Start of Entries shown

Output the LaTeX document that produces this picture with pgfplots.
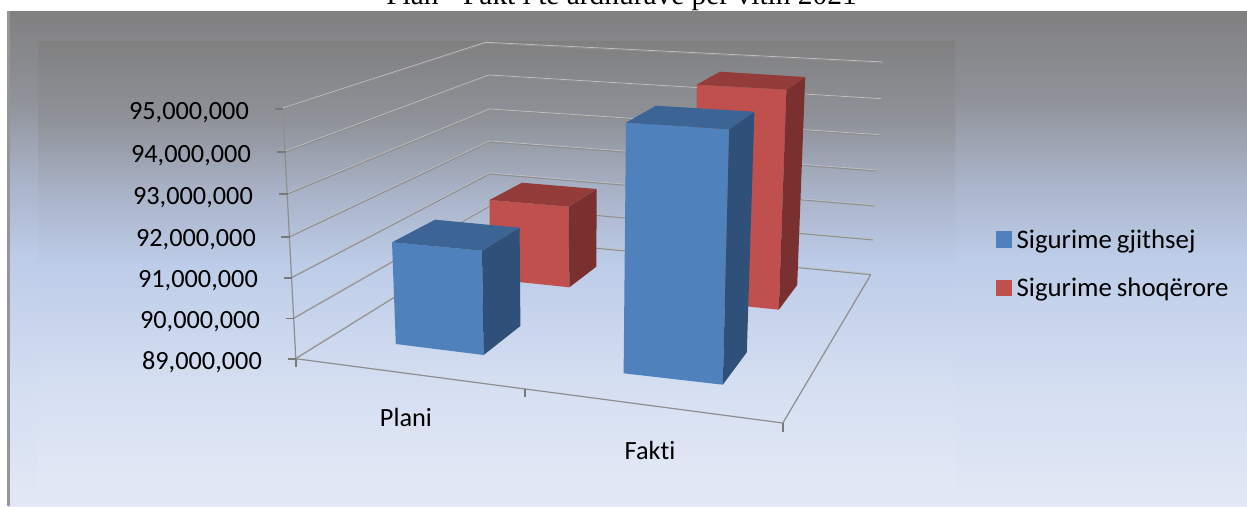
\documentclass[border=0pt]{standalone}
\usepackage{fontspec}
\usepackage{pgfplots}
\pgfplotsset{compat=1.18}
\setmainfont[Ligatures=NoCommon]{Carlito}
\newfontfamily\titlefont{Liberation Serif}

\definecolor{bluefront}{HTML}{4F81BD}
\definecolor{bluetop}{HTML}{3C6494}
\definecolor{blueside}{HTML}{2F5078}
\definecolor{redfront}{HTML}{C0504D}
\definecolor{redtop}{HTML}{943C3A}
\definecolor{redside}{HTML}{7A302E}
\definecolor{gridc}{HTML}{8E8E8E}

\pgfdeclareverticalshading{panel}{100bp}{
  color(0bp)=(white);
  rgb(25bp)=(0.886,0.910,0.961);
  rgb(35.7bp)=(0.839,0.878,0.949);
  rgb(50bp)=(0.741,0.800,0.910);
  rgb(58bp)=(0.663,0.702,0.784);
  rgb(66bp)=(0.561,0.573,0.600);
  rgb(75bp)=(0.502,0.502,0.502);
  rgb(100bp)=(0.502,0.502,0.502)}

% one wall gridline: pale highlight over a grey line
\newcommand{\gridline}[1]{
  \addplot[white!45!gridc, line width=0.8pt, yshift=1pt] coordinates {#1};
  \addplot[gridc, line width=1pt] coordinates {#1};
}
\newcommand{\tickmark}[1]{\addplot[gridc!85!black, line width=1.6pt] coordinates {#1};}
\newcommand{\lab}{\fontsize{26.3}{26.3}\selectfont}

\begin{document}
\begin{tikzpicture}
\useasboundingbox (0,0) rectangle (1247pt,506pt);
\begin{axis}[
    at={(0,0)}, anchor=south west,
    scale only axis, width=1247pt, height=506pt,
    xmin=0, xmax=1247, ymin=0, ymax=506,
    y dir=reverse, hide axis, clip=false,
    legend style={at={(axis cs:996,263.5)}, anchor=west, draw=none, fill=none,
      font=\fontsize{26.8}{26.8}\selectfont, row sep=28pt, inner xsep=0pt, inner ysep=0pt,
      nodes={inner xsep=5pt, inner ysep=0pt}},
    legend cell align=left,
    legend image code/.code={\fill[#1] (0pt,-7.8pt) rectangle (15pt,7.8pt);},
]
\addlegendimage{bluefront}
\addlegendentry{Sigurime\hspace{5pt}gjithsej}
\addlegendimage{redfront}
\addlegendentry{Sigurime\hspace{5pt}shoqërore}

% backgrounds
\addplot[draw=none, shading=panel] coordinates {(8,11) (1247,11) (1247,506) (8,506)} -- cycle;
\addplot[draw=none, shading=panel] coordinates {(38,41) (955,41) (955,487) (38,487)} -- cycle;
\addplot[color={rgb,255:red,150;green,150;blue,150}, line width=3pt] coordinates {(8.5,11) (8.5,506)};

% back wall and side wall gridlines, 95M down to 90M
\gridline{(282.7,109) (485.6,43.3) (883.2,63)}
\gridline{(285.5,152) (488.7,76) (881.2,99.7)}
\gridline{(287.5,194) (489.5,110) (879.2,135.7)}
\gridline{(290,236.7) (489.5,142) (876.4,171)}
\gridline{(291.8,277.7) (489.5,174) (874.8,206)}
\gridline{(293.8,318.3) (490,206) (873.2,240)}
% floor
\gridline{(295.8,358.7) (490,238) (870.8,274.7)}
\addplot[gridc, line width=1.2pt] coordinates {(282.7,109) (295.8,358.7) (782.8,423) (870.8,274.7)};

% ticks
\tickmark{(275,109) (283,109)}
\tickmark{(277,152) (286,152)}
\tickmark{(279,194) (288,194)}
\tickmark{(281,236.7) (290,236.7)}
\tickmark{(284,277.7) (292,277.7)}
\tickmark{(286,318.3) (294,318.3)}
\tickmark{(288,358.7) (296,358.7)}
\tickmark{(295.8,358.7) (295.8,366.7)}
\tickmark{(525,389) (525,397)}
\tickmark{(782.8,423) (782.8,431.7)}

% red Plani (about 92.3M)
\addplot[fill=redfront, draw=none] coordinates {(489.5,200) (568.6,206.7) (569.4,287.3) (490,279)} -- cycle;
\addplot[fill=redside, draw=none] coordinates {(568.6,206.7) (596.7,189) (596.3,266.7) (569.4,287.3)} -- cycle;
\addplot[fill=redtop, draw=none] coordinates {(489.5,200) (522,182.7) (596.7,189) (568.6,206.7)} -- cycle;
% red Fakti (about 95M)
\addplot[fill=redfront, draw=none] coordinates {(696.8,84.7) (786.4,89.7) (778.8,309.7) (694,301)} -- cycle;
\addplot[fill=redside, draw=none] coordinates {(786.4,89.7) (805.2,77) (797.2,285) (778.8,309.7)} -- cycle;
\addplot[fill=redtop, draw=none] coordinates {(696.8,84.7) (720,71.7) (805.2,77) (786.4,89.7)} -- cycle;
% blue Plani (about 91.4M)
\addplot[fill=bluefront, draw=none] coordinates {(392,242.3) (482,250.7) (483.6,355) (395.8,344)} -- cycle;
\addplot[fill=blueside, draw=none] coordinates {(482,250.7) (519.6,227.7) (520.4,326) (483.6,355)} -- cycle;
\addplot[fill=bluetop, draw=none] coordinates {(392,242.3) (435,219.7) (519.6,227.7) (482,250.7)} -- cycle;
% blue Fakti (about 94.8M)
\addplot[fill=bluefront, draw=none] coordinates {(626,122.7) (729.2,129.3) (722.8,384.7) (623.6,373.3)} -- cycle;
\addplot[fill=blueside, draw=none] coordinates {(729.2,129.3) (754.4,111.7) (746.8,352.3) (722.8,384.7)} -- cycle;
\addplot[fill=bluetop, draw=none] coordinates {(626,122.7) (656,105.7) (754.4,111.7) (729.2,129.3)} -- cycle;

% tick labels
\tikzset{lbl/.style={font=\lab, inner sep=0pt, text=black}}
\node[lbl, anchor=base east] at (axis cs:249,119) {95,000,000};
\node[lbl, anchor=base east] at (axis cs:251,162) {94,000,000};
\node[lbl, anchor=base east] at (axis cs:253,204) {93,000,000};
\node[lbl, anchor=base east] at (axis cs:256,246) {92,000,000};
\node[lbl, anchor=base east] at (axis cs:258,287) {91,000,000};
\node[lbl, anchor=base east] at (axis cs:260,328) {90,000,000};
\node[lbl, anchor=base east] at (axis cs:262,369) {89,000,000};
\node[lbl, anchor=base] at (axis cs:406,426) {Plani};
\node[lbl, anchor=base] at (axis cs:650,459) {Fakti};
\node[anchor=base, inner sep=0pt, font=\titlefont\fontsize{29.4}{29.4}\selectfont] at (axis cs:621.5,4.5) {Plan - Fakt i te ardhurave per vitin 2021};
\end{axis}
\end{tikzpicture}
\end{document}
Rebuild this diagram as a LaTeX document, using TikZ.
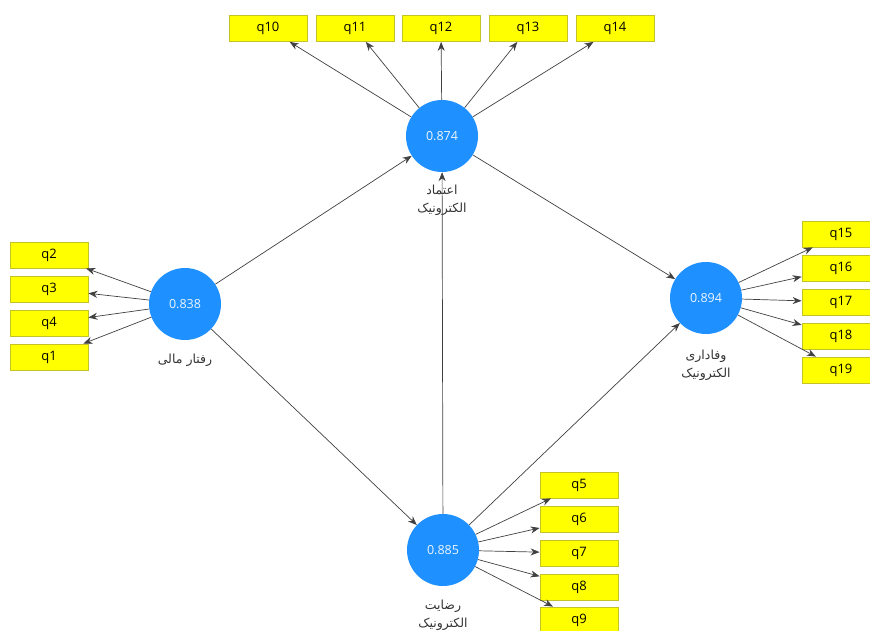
\documentclass[tikz,border=0pt]{standalone}
\usepackage{fontspec}
\setmainfont{Open Sans}
\newfontfamily\farsi[Script=Arabic]{DejaVu Sans}
\TeXXeTstate=1
\usetikzlibrary{arrows.meta}
\definecolor{lvblue}{RGB}{30,144,255}
\definecolor{mvyellow}{RGB}{255,255,0}
\definecolor{mvborder}{RGB}{196,196,40}
\tikzset{
	latent/.style={circle, fill=lvblue, minimum size=72pt, inner sep=0pt, text=white!92!lvblue, font=\fontsize{12.5}{14}\selectfont},
	manifest/.style={rectangle, fill=mvyellow, draw=mvborder, line width=0.8pt, minimum width=78pt, minimum height=26pt, inner sep=0pt, font=\fontsize{13}{15}\selectfont},
	link/.style={draw=black!75, line width=0.7pt, -{Stealth[length=9pt,width=7pt]}},
	caption/.style={font=\farsi\fontsize{12.5}{18}\selectfont, text=black!80, align=center}
}

\begin{document}
\begin{tikzpicture}[x=1pt, y=-1pt]
	\useasboundingbox (0, 0) rectangle (870, 631);
	% Latent variables:
	\node[latent] (trust) at (442, 136){0.874};
	\node[latent] (finance) at (185, 304){0.838};
	\node[latent] (loyalty) at (706, 298){0.894};
	\node[latent] (satisf) at (443, 550){0.885};
	\node[caption] (trustlbl) at (442, 200){\beginR اعتماد\endR\\\beginR الکترونیک\endR};
	\node[caption] (financelbl) at (185, 360){\beginR رفتار مالی\endR};
	\node[caption] (loyaltylbl) at (706, 365){\beginR وفاداری\endR\\\beginR الکترونیک\endR};
	\node[caption] (satisflbl) at (443, 615){\beginR رضایت\endR\\\beginR الکترونیک\endR};
	% Indicators:
	\foreach \n/\x in {10/268, 11/355, 12/441, 13/528, 14/615}
		\node[manifest] (q\n) at (\x, 28.5){q\n};
	\foreach \n/\y in {2/255, 3/289, 4/323, 1/357}
		\node[manifest] (q\n) at (49, \y){q\n};
	\foreach \n/\y in {15/234, 16/268, 17/302, 18/336, 19/370}
		\node[manifest] (q\n) at (841, \y){q\n};
	\foreach \n/\y in {5/485, 6/519, 7/553, 8/587, 9/620}
		\node[manifest] (q\n) at (579, \y){q\n};
	% Outer loadings:
	\foreach \n in {10, 11, 12, 13, 14}
		\draw[link] (trust) -- (q\n);
	\foreach \n in {2, 3, 4, 1}
		\draw[link] (finance) -- (q\n);
	\foreach \n in {15, 16, 17, 18, 19}
		\draw[link] (loyalty) -- (q\n);
	\foreach \n in {5, 6, 7, 8, 9}
		\draw[link] (satisf) -- (q\n);
	% Paths:
	\draw[link] (finance) -- (trust);
	\draw[link] (finance) -- (satisf);
	\draw[link] (satisf) -- (trust);
	\draw[link] (trust) -- (loyalty);
	\draw[link] (satisf) -- (loyalty);
\end{tikzpicture}
\end{document}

End of Entries shown

**What the task requires**. Only the number is wanted: how many lines of these entries contain the string "LaTeX"?

**Complete response**. 2